TASK DATA:
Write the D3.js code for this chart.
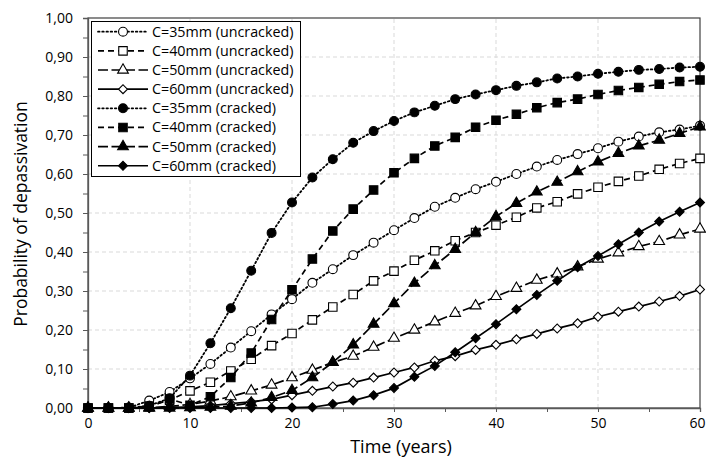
<!DOCTYPE html>
<html>
<head>
<meta charset="utf-8">
<script src="https://cdn.jsdelivr.net/npm/d3@7"></script>
<style>
  body { margin: 0; background: #fff; }
  svg text { font-family: "Open Sans", "DejaVu Sans", sans-serif; fill: #000; }
</style>
</head>
<body>
<svg id="chart" width="706" height="457"></svg>
<script>
// --- Data ---
const years = [0, 2, 4, 6, 8, 10, 12, 14, 16, 18, 20, 22, 24, 26, 28, 30,
               32, 34, 36, 38, 40, 42, 44, 46, 48, 50, 52, 54, 56, 58, 60];

const c35Uncracked = [0, 0, 0.001, 0.019, 0.041, 0.076, 0.113, 0.155, 0.197, 0.240, 0.279, 0.321, 0.356, 0.392, 0.424, 0.456,
                      0.487, 0.516, 0.539, 0.561, 0.580, 0.600, 0.619, 0.636, 0.651, 0.666, 0.683, 0.696, 0.707, 0.714, 0.724];
const c40Uncracked = [0, 0, 0, 0.005, 0.020, 0.044, 0.066, 0.095, 0.125, 0.160, 0.191, 0.226, 0.259, 0.291, 0.326, 0.351,
                      0.379, 0.403, 0.429, 0.450, 0.469, 0.489, 0.513, 0.529, 0.549, 0.566, 0.581, 0.595, 0.612, 0.627, 0.640];
const c50Uncracked = [0, 0, 0, 0.001, 0.004, 0.009, 0.018, 0.029, 0.044, 0.059, 0.078, 0.097, 0.117, 0.133, 0.156, 0.179,
                      0.200, 0.221, 0.243, 0.262, 0.286, 0.307, 0.328, 0.344, 0.362, 0.382, 0.398, 0.414, 0.427, 0.444, 0.459];
const c60Uncracked = [0, 0, 0, 0, 0.001, 0.003, 0.006, 0.011, 0.016, 0.022, 0.033, 0.044, 0.055, 0.065, 0.078, 0.091,
                      0.104, 0.121, 0.133, 0.149, 0.162, 0.176, 0.190, 0.204, 0.217, 0.234, 0.247, 0.260, 0.273, 0.287, 0.304];
const c35Cracked   = [0, 0, 0, 0.006, 0.025, 0.083, 0.166, 0.256, 0.352, 0.449, 0.527, 0.591, 0.638, 0.680, 0.710, 0.736,
                      0.758, 0.775, 0.792, 0.804, 0.815, 0.826, 0.835, 0.845, 0.850, 0.857, 0.862, 0.867, 0.869, 0.873, 0.875];
const c40Cracked   = [0, 0, 0, 0.003, 0.023, 0.007, 0.029, 0.078, 0.141, 0.227, 0.303, 0.382, 0.454, 0.510, 0.559, 0.603,
                      0.640, 0.672, 0.694, 0.720, 0.738, 0.753, 0.770, 0.783, 0.792, 0.804, 0.814, 0.822, 0.830, 0.837, 0.841];
const c50Cracked   = [0, 0, 0, 0, 0, 0.001, 0.002, 0.005, 0.013, 0.027, 0.045, 0.078, 0.117, 0.162, 0.215, 0.268,
                      0.320, 0.365, 0.407, 0.450, 0.491, 0.525, 0.554, 0.579, 0.606, 0.631, 0.653, 0.672, 0.687, 0.704, 0.721];
const c60Cracked   = [0, 0, 0, 0, 0, 0, 0, 0, 0, 0, 0.001, 0.002, 0.010, 0.019, 0.033, 0.051,
                      0.080, 0.108, 0.143, 0.179, 0.215, 0.253, 0.290, 0.326, 0.361, 0.390, 0.420, 0.450, 0.478, 0.503, 0.527];

const seriesNames = ["C=35mm (uncracked)", "C=40mm (uncracked)", "C=50mm (uncracked)", "C=60mm (uncracked)",
                     "C=35mm (cracked)", "C=40mm (cracked)", "C=50mm (cracked)", "C=60mm (cracked)"];
const seriesValues = [c35Uncracked, c40Uncracked, c50Uncracked, c60Uncracked,
                      c35Cracked, c40Cracked, c50Cracked, c60Cracked];

const xTicks = [0, 10, 20, 30, 40, 50, 60];
const yTicks = [0, 0.1, 0.2, 0.3, 0.4, 0.5, 0.6, 0.7, 0.8, 0.9, 1.0];

// styles per series: marker, filled, line dash
const styles = [
  { sym: d3.symbolCircle,   size: 62, filled: false, dash: "1.6,2.6" },
  { sym: d3.symbolSquare,   size: 72, filled: false, dash: "6,4" },
  { sym: d3.symbolTriangle, size: 50, filled: false, dash: "10,3.5" },
  { sym: d3.symbolSquare,   size: 40, filled: false, dash: null, rot: 45 },
  { sym: d3.symbolCircle,   size: 62, filled: true,  dash: "1.6,2.6" },
  { sym: d3.symbolSquare,   size: 72, filled: true,  dash: "6,4" },
  { sym: d3.symbolTriangle, size: 50, filled: true,  dash: "10,3.5" },
  { sym: d3.symbolSquare,   size: 40, filled: true,  dash: null, rot: 45 }
];

const svg = d3.select("#chart");
const margin = { left: 88, right: 6, top: 18, bottom: 49 };
const W = 706, H = 457;

const x = d3.scaleLinear().domain([0, 60]).range([margin.left, W - margin.right]);
const y = d3.scaleLinear().domain([0, 1]).range([H - margin.bottom, margin.top]);

// gridlines
svg.append("g")
  .selectAll("line.hgrid")
  .data(yTicks.slice(1, -1))
  .enter().append("line")
  .attr("x1", x(0)).attr("x2", x(60))
  .attr("y1", d => y(d)).attr("y2", d => y(d))
  .attr("stroke", "#d9d9d9").attr("stroke-dasharray", "4,3");

svg.append("g")
  .selectAll("line.vgrid")
  .data(xTicks.slice(1, -1))
  .enter().append("line")
  .attr("x1", d => x(d)).attr("x2", d => x(d))
  .attr("y1", y(0)).attr("y2", y(1))
  .attr("stroke", "#d9d9d9").attr("stroke-dasharray", "4,3");

// frame
svg.append("rect")
  .attr("x", x(0)).attr("y", y(1))
  .attr("width", x(60) - x(0)).attr("height", y(0) - y(1))
  .attr("fill", "none").attr("stroke", "#404040").attr("stroke-width", 1.2);

// axes
const xAxis = d3.axisBottom(x).tickValues(d3.range(0, 61, 5)).tickSize(4)
  .tickFormat(d => d % 10 === 0 ? d : "");
const gx = svg.append("g").attr("transform", `translate(0,${y(0)})`).call(xAxis);
gx.select(".domain").attr("stroke", "#595959").attr("stroke-width", 1.3);
gx.selectAll(".tick line").attr("stroke", "#595959");
gx.selectAll(".tick text").attr("font-size", 14).attr("dy", "0.95em")
  .style("font-family", "'Open Sans', sans-serif");
// last label would run past the window edge: anchor it at its right end
gx.selectAll(".tick text").filter(d => d === 60)
  .attr("text-anchor", "end").attr("x", W - 1 - x(60));

const fmt = d => d3.format(".2f")(d).replace(".", ",");
const yAxis = d3.axisLeft(y).tickValues(d3.range(0, 1.001, 0.05)).tickSize(5)
  .tickFormat((d, i) => i % 2 === 0 ? fmt(d) : "");
const gy = svg.append("g").attr("transform", `translate(${x(0)},0)`).call(yAxis);
gy.select(".domain").attr("stroke", "#595959").attr("stroke-width", 1.3);
gy.selectAll(".tick line").attr("stroke", "#595959");
gy.selectAll(".tick text").attr("font-size", 14).attr("x", -15)
  .style("font-family", "'Open Sans', sans-serif");

// axis titles
svg.append("text")
  .attr("x", 401).attr("y", 453)
  .attr("text-anchor", "middle").attr("font-size", 18)
  .text("Time (years)");

svg.append("text")
  .attr("transform", "translate(27,214) rotate(-90)")
  .attr("text-anchor", "middle").attr("font-size", 17.5)
  .text("Probability of depassivation");

// series
const line = d3.line().x(d => x(d.t)).y(d => y(d.v));

function drawMarker(g, st) {
  g.append("path")
    .attr("d", d3.symbol().type(st.sym).size(st.size))
    .attr("transform", st.rot ? `rotate(${st.rot})` : null)
    .attr("fill", st.filled ? "#000" : "#fff")
    .attr("stroke", "#000").attr("stroke-width", 1.1);
}

seriesValues.forEach((vals, i) => {
  const st = styles[i];
  const pts = years.map((t, k) => ({ t, v: vals[k] }));
  const g = svg.append("g");
  g.append("path")
    .datum(pts)
    .attr("d", line)
    .attr("fill", "none").attr("stroke", "#000")
    .attr("stroke-width", st.dash && st.dash.startsWith("1.6") ? 1.8 : 1.7)
    .attr("stroke-dasharray", st.dash)
    .attr("stroke-linecap", st.dash && st.dash.startsWith("1.6") ? "round" : "butt");
  g.selectAll("g.mk")
    .data(pts)
    .enter().append("g")
    .attr("transform", d => `translate(${x(d.t)},${y(d.v)})`)
    .each(function () { drawMarker(d3.select(this), st); });
});

// legend
const lg = svg.append("g");
lg.append("rect")
  .attr("x", 91.5).attr("y", 21.5).attr("width", 209).attr("height", 155)
  .attr("fill", "#fff").attr("stroke", "#000").attr("stroke-width", 1);

seriesNames.forEach((name, i) => {
  const st = styles[i];
  const cy = 31.7 + i * 19.15;
  lg.append("line")
    .attr("x1", 98).attr("x2", 148).attr("y1", cy).attr("y2", cy)
    .attr("stroke", "#000").attr("stroke-width", 1.7)
    .attr("stroke-dasharray", st.dash)
    .attr("stroke-linecap", st.dash && st.dash.startsWith("1.6") ? "round" : "butt");
  const m = lg.append("g").attr("transform", `translate(123,${cy})`);
  drawMarker(m, st);
  lg.append("text")
    .attr("x", 152).attr("y", cy).attr("dy", "0.35em")
    .attr("font-size", 14.3)
    .text(name);
});
</script>
</body>
</html>
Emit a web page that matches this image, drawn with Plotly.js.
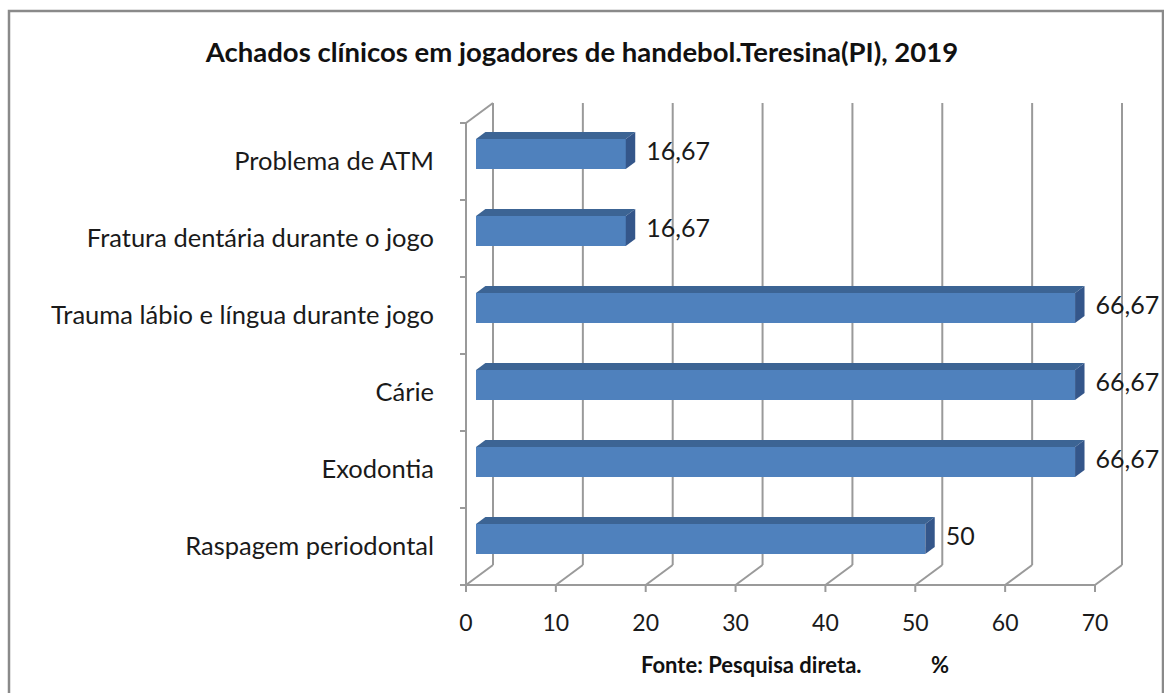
<!DOCTYPE html>
<html><head><meta charset="utf-8">
<script src="https://cdn.plot.ly/plotly-3.0.1.min.js"></script>
<style>html,body{margin:0;padding:0;background:#fff}#chart{width:1164px;height:693px}</style>
</head><body><div id="chart"></div><script>
// ---- data ----
const categories = ["Raspagem periodontal", "Exodontia", "Cárie", "Trauma lábio e língua durante jogo", "Fratura dentária durante o jogo", "Problema de ATM"];
const values = [50, 66.67, 66.67, 66.67, 16.67, 16.67];
const valueLabels = ["50", "66,67", "66,67", "66,67", "16,67", "16,67"];
const xTicks = [0, 10, 20, 30, 40, 50, 60, 70];
const xTickText = ["0", "10", "20", "30", "40", "50", "60", "70"];
const chartTitle = "Achados clínicos em jogadores de handebol.Teresina(PI), 2019";
const xTitleLeft = "Fonte: Pesquisa direta.";
const xTitleRight = "%";

// ---- geometry (pixels -> axis units) ----
const W = 1164, H = 693;
const PL = 440, PR = 1134, PT = 96, PB = 600;
const X0 = 466, PXU = (1095 - 466) / 70;
const FLOOR = 585, BAND = 77;
const xr = [(PL - X0) / PXU, (PR - X0) / PXU];
const yr = [(FLOOR - PB) / BAND, (FLOOR - PT) / BAND];
const DX = 27 / PXU, DY = 20 / BAND;
const F1 = 0.37, F2 = 0.72, BH = 30 / BAND;
const nCat = categories.length;
const xMax = xTicks[xTicks.length - 1];
const FONT = "Lato, 'Open Sans', sans-serif";
const GRID = "#9a9a9a";

const centers = categories.map((c, i) => i + 0.5 + F1 * DY);
const bx0 = F1 * DX;
const ddx = (F2 - F1) * DX, ddy = (F2 - F1) * DY;

const traces = [];
traces.push({
  type: "bar", orientation: "h",
  y: centers, x: values, base: values.map(() => bx0), width: BH,
  marker: {color: "#4F81BD", line: {width: 0}},
  hoverinfo: "skip", showlegend: false
});
values.forEach((v, i) => {
  const x1 = bx0 + v, yt = centers[i] + BH / 2, yb = centers[i] - BH / 2;
  traces.push({
    type: "scatter", mode: "lines", fill: "toself",
    x: [bx0, x1, x1 + ddx, bx0 + ddx, bx0],
    y: [yt, yt, yt + ddy, yt + ddy, yt],
    fillcolor: "#3C6494", line: {width: 0, color: "#3C6494"},
    hoverinfo: "skip", showlegend: false
  });
  traces.push({
    type: "scatter", mode: "lines", fill: "toself",
    x: [x1, x1 + ddx, x1 + ddx, x1, x1],
    y: [yb, yb + ddy, yt + ddy, yt, yb],
    fillcolor: "#34568A", line: {width: 0, color: "#34568A"},
    hoverinfo: "skip", showlegend: false
  });
});
traces.push({
  type: "scatter", mode: "text",
  x: values.map(v => v + F2 * DX + 11 / PXU), y: centers,
  text: valueLabels, textposition: "middle right",
  textfont: {family: FONT, size: 25, color: "#1a1a1a"},
  hoverinfo: "skip", showlegend: false, cliponaxis: false
});

const shapes = [];
const ln = (x0, y0, x1, y1) => shapes.push({type: "line", xref: "x", yref: "y", x0, y0, x1, y1, layer: "below", line: {color: GRID, width: 2}});
xTicks.forEach(t => {
  ln(t + DX, DY, t + DX, nCat + DY);           // back wall gridline
  ln(t, 0, t + DX, DY);                       // floor diagonal
  ln(t, 0, t, -7 / BAND);                     // tick mark
});
ln(0, 0, xMax, 0);                            // floor front edge
ln(0, 0, 0, nCat);                            // side wall front edge
ln(0, nCat, DX, nCat + DY);                   // side wall top diagonal
for (let k = 0; k <= nCat; k++) ln(-6 / PXU, k, 0, k);
// outer chart border
const pw = PR - PL, ph = PB - PT;
shapes.push({type: "rect", xref: "paper", yref: "paper",
  x0: (9 - PL) / pw, x1: (1163 - PL) / pw, y0: (PB - 705) / ph, y1: (PB - 11) / ph,
  line: {color: "#8a8a8a", width: 2.5}, fillcolor: "rgba(0,0,0,0)", layer: "below"});

const nb = "\u00A0";
const layout = {
  width: W, height: H,
  margin: {l: PL, r: W - PR, t: PT, b: H - PB, autoexpand: false},
  paper_bgcolor: "#fff", plot_bgcolor: "rgba(0,0,0,0)",
  bargap: 0, showlegend: false,
  font: {family: FONT, color: "#1a1a1a"},
  title: {text: "<b>" + chartTitle + "</b>", x: 0.5, xref: "container", xanchor: "center",
          y: 1 - 52 / H, yref: "container", yanchor: "middle", font: {family: FONT, size: 27.5, color: "#111"}},
  xaxis: {range: xr, tickvals: xTicks, ticktext: xTickText, ticks: "", showgrid: false, zeroline: false,
          showline: false, tickfont: {size: 23, family: FONT, color: "#1a1a1a"}, fixedrange: true,
          ticklabelstandoff: 7,
          title: {text: "<b>" + nb.repeat(3) + xTitleLeft + nb.repeat(13) + xTitleRight + "</b>", standoff: 22,
                  font: {size: 22, family: FONT, color: "#111"}}},
  yaxis: {range: yr, tickvals: categories.map((c, i) => i + 0.5), ticktext: categories, ticks: "",
          showgrid: false, zeroline: false, showline: false, fixedrange: true, ticklabelstandoff: 5,
          tickfont: {size: 25.5, family: FONT, color: "#1a1a1a"}},
  shapes: shapes
};
Plotly.newPlot("chart", traces, layout, {displayModeBar: false, staticPlot: true});
</script></body></html>
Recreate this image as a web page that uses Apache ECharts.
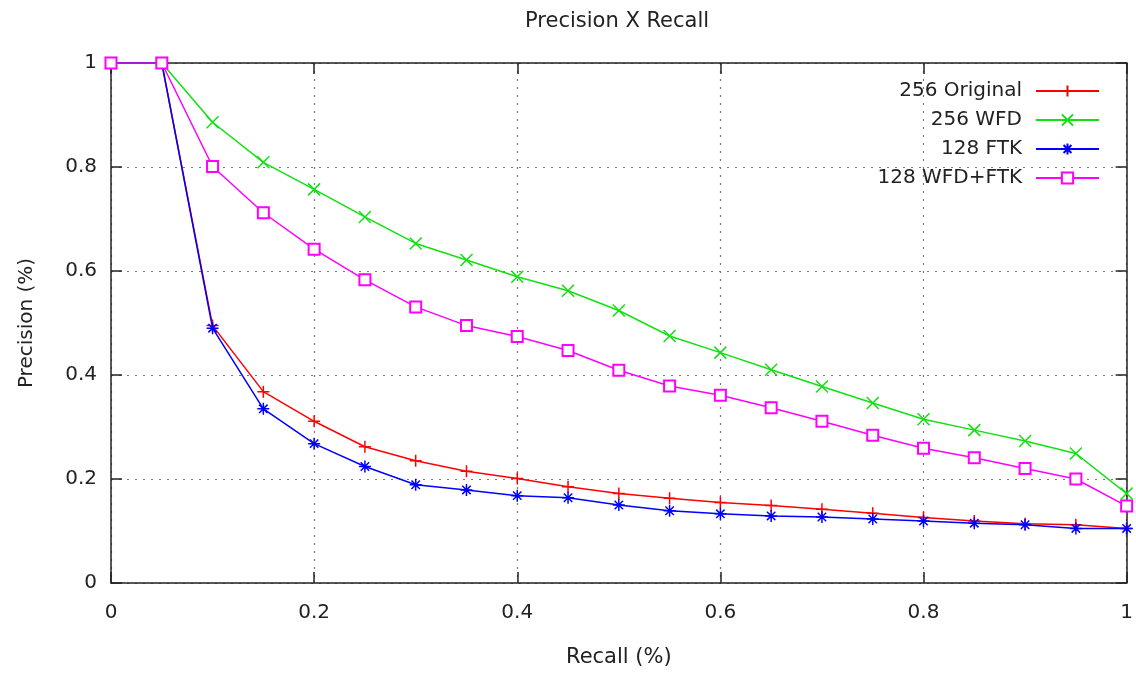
<!DOCTYPE html>
<html>
<head>
<meta charset="utf-8">
<script src="https://cdn.jsdelivr.net/npm/echarts@6/dist/echarts.min.js"></script>
<style>
  html, body { margin: 0; padding: 0; background: #fff; }
  #chart { width: 1136px; height: 673px; }
</style>
</head>
<body>
<div id="chart"></div>
<script>
// recall (x) values
const recall = [0, 0.05, 0.1, 0.15, 0.2, 0.25, 0.3, 0.35, 0.4, 0.45, 0.5,
  0.55, 0.6, 0.65, 0.7, 0.75, 0.8, 0.85, 0.9, 0.95, 1];

// precision per method
const original256 = [1, 1, 0.495, 0.368, 0.311, 0.262, 0.235, 0.215, 0.201, 0.185, 0.172,
  0.163, 0.155, 0.149, 0.142, 0.134, 0.126, 0.119, 0.114, 0.112, 0.105];
const wfd256 = [1, 1, 0.886, 0.809, 0.757, 0.704, 0.653, 0.621, 0.589, 0.562, 0.524,
  0.475, 0.443, 0.41, 0.378, 0.346, 0.315, 0.294, 0.273, 0.249, 0.172];
const ftk128 = [1, 1, 0.49, 0.335, 0.268, 0.224, 0.189, 0.179, 0.168, 0.164, 0.15,
  0.139, 0.133, 0.129, 0.127, 0.123, 0.119, 0.115, 0.112, 0.105, 0.105];
const wfdFtk128 = [1, 1, 0.801, 0.712, 0.642, 0.583, 0.531, 0.495, 0.474, 0.447, 0.409,
  0.379, 0.361, 0.337, 0.311, 0.284, 0.259, 0.241, 0.22, 0.2, 0.148];

const seriesNames = ['256 Original', '256 WFD', '128 FTK', '128 WFD+FTK'];
const seriesValues = [original256, wfd256, ftk128, wfdFtk128];
const colors = ['#ff0000', '#11e011', '#0000ff', '#ff00ff'];

// gnuplot-like point types
const symbols = [
  'path://M5,0L5,10M0,5L10,5',
  'path://M0,0L10,10M10,0L0,10',
  'path://M5,0L5,10M0,5L10,5M1.5,1.5L8.5,8.5M8.5,1.5L1.5,8.5',
  'emptyRect'
];

const font = '"DejaVu Sans", sans-serif';
const chart = echarts.init(document.getElementById('chart'));

// mirrored axes on top/right to close the frame
function frameAxis(pos) {
  return {
    type: 'value', position: pos, min: 0, max: 1, interval: 0.2,
    axisLine: { show: true, onZero: false, lineStyle: { color: '#222', width: 1.5 } },
    axisTick: { show: true, inside: true, length: 11, lineStyle: { color: '#222', width: 1.5 } },
    axisLabel: { show: false },
    splitLine: { show: false }
  };
}

chart.setOption({
  animation: false,
  backgroundColor: '#fff',
  title: {
    text: 'Precision X Recall',
    left: 525,
    top: 11,
    padding: 0,
    textStyle: { fontFamily: font, fontSize: 21, fontWeight: 'normal', color: '#222' }
  },
  legend: {
    orient: 'vertical',
    align: 'right',
    right: 36,
    top: 81,
    padding: 0,
    itemWidth: 63,
    itemHeight: 14,
    itemGap: 9,
    textStyle: { fontFamily: font, fontSize: 20, color: '#222', padding: [0, 9, 0, 0] },
    data: seriesNames
  },
  grid: { left: 111, right: 8, top: 63, bottom: 88 },
  xAxis: [
    {
      type: 'value', min: 0, max: 1, interval: 0.2,
      name: 'Recall (%)', nameLocation: 'middle', nameGap: 64,
      nameTextStyle: { fontFamily: font, fontSize: 21, color: '#222' },
      axisLine: { show: true, onZero: false, lineStyle: { color: '#222', width: 1.5 } },
      axisTick: { show: true, inside: true, length: 11, lineStyle: { color: '#222', width: 1.5 } },
      axisLabel: { fontFamily: font, fontSize: 20, color: '#222', margin: 20 },
      splitLine: { show: true, lineStyle: { type: [2, 6], color: '#777', width: 1.2 } }
    },
    frameAxis('top')
  ],
  yAxis: [
    {
      type: 'value', min: 0, max: 1, interval: 0.2,
      name: 'Precision (%)', nameLocation: 'middle', nameGap: 74, nameRotate: 90,
      nameTextStyle: { fontFamily: font, fontSize: 20, color: '#222' },
      axisLine: { show: true, onZero: false, lineStyle: { color: '#222', width: 1.5 } },
      axisTick: { show: true, inside: true, length: 11, lineStyle: { color: '#222', width: 1.5 } },
      axisLabel: { fontFamily: font, fontSize: 20, color: '#222', margin: 14 },
      splitLine: { show: true, lineStyle: { type: [2, 6], color: '#777', width: 1.2 } }
    },
    frameAxis('right')
  ],
  series: seriesNames.map((name, i) => ({
    name: name,
    type: 'line',
    xAxisIndex: 0,
    yAxisIndex: 0,
    data: recall.map((r, j) => [r, seriesValues[i][j]]),
    symbol: symbols[i],
    symbolSize: i === 3 ? 11 : 12,
    showAllSymbol: true,
    lineStyle: { color: colors[i], width: 1.5 },
    itemStyle: { color: i === 3 ? colors[i] : 'none', borderColor: colors[i], borderWidth: 1.5, opacity: 1 },
    emphasis: { disabled: true }
  }))
});
</script>
</body>
</html>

EXERCISE INSTRUCTIONS:
Nothing but the lines from the one with "Emit a web page" through the one with "const ddx = (F2" is to be copied, exactly and ends included. Leave pictures out.

WORKED ANSWER:
Emit a web page that matches this image, drawn with Plotly.js.
<!DOCTYPE html>
<html><head><meta charset="utf-8">
<script src="https://cdn.plot.ly/plotly-3.0.1.min.js"></script>
<style>html,body{margin:0;padding:0;background:#fff}#chart{width:1164px;height:693px}</style>
</head><body><div id="chart"></div><script>
// ---- data ----
const categories = ["Raspagem periodontal", "Exodontia", "Cárie", "Trauma lábio e língua durante jogo", "Fratura dentária durante o jogo", "Problema de ATM"];
const values = [50, 66.67, 66.67, 66.67, 16.67, 16.67];
const valueLabels = ["50", "66,67", "66,67", "66,67", "16,67", "16,67"];
const xTicks = [0, 10, 20, 30, 40, 50, 60, 70];
const xTickText = ["0", "10", "20", "30", "40", "50", "60", "70"];
const chartTitle = "Achados clínicos em jogadores de handebol.Teresina(PI), 2019";
const xTitleLeft = "Fonte: Pesquisa direta.";
const xTitleRight = "%";

// ---- geometry (pixels -> axis units) ----
const W = 1164, H = 693;
const PL = 440, PR = 1134, PT = 96, PB = 600;
const X0 = 466, PXU = (1095 - 466) / 70;
const FLOOR = 585, BAND = 77;
const xr = [(PL - X0) / PXU, (PR - X0) / PXU];
const yr = [(FLOOR - PB) / BAND, (FLOOR - PT) / BAND];
const DX = 27 / PXU, DY = 20 / BAND;
const F1 = 0.37, F2 = 0.72, BH = 30 / BAND;
const nCat = categories.length;
const xMax = xTicks[xTicks.length - 1];
const FONT = "Lato, 'Open Sans', sans-serif";
const GRID = "#9a9a9a";

const centers = categories.map((c, i) => i + 0.5 + F1 * DY);
const bx0 = F1 * DX;
const ddx = (F2 - F1) * DX, ddy = (F2 - F1) * DY;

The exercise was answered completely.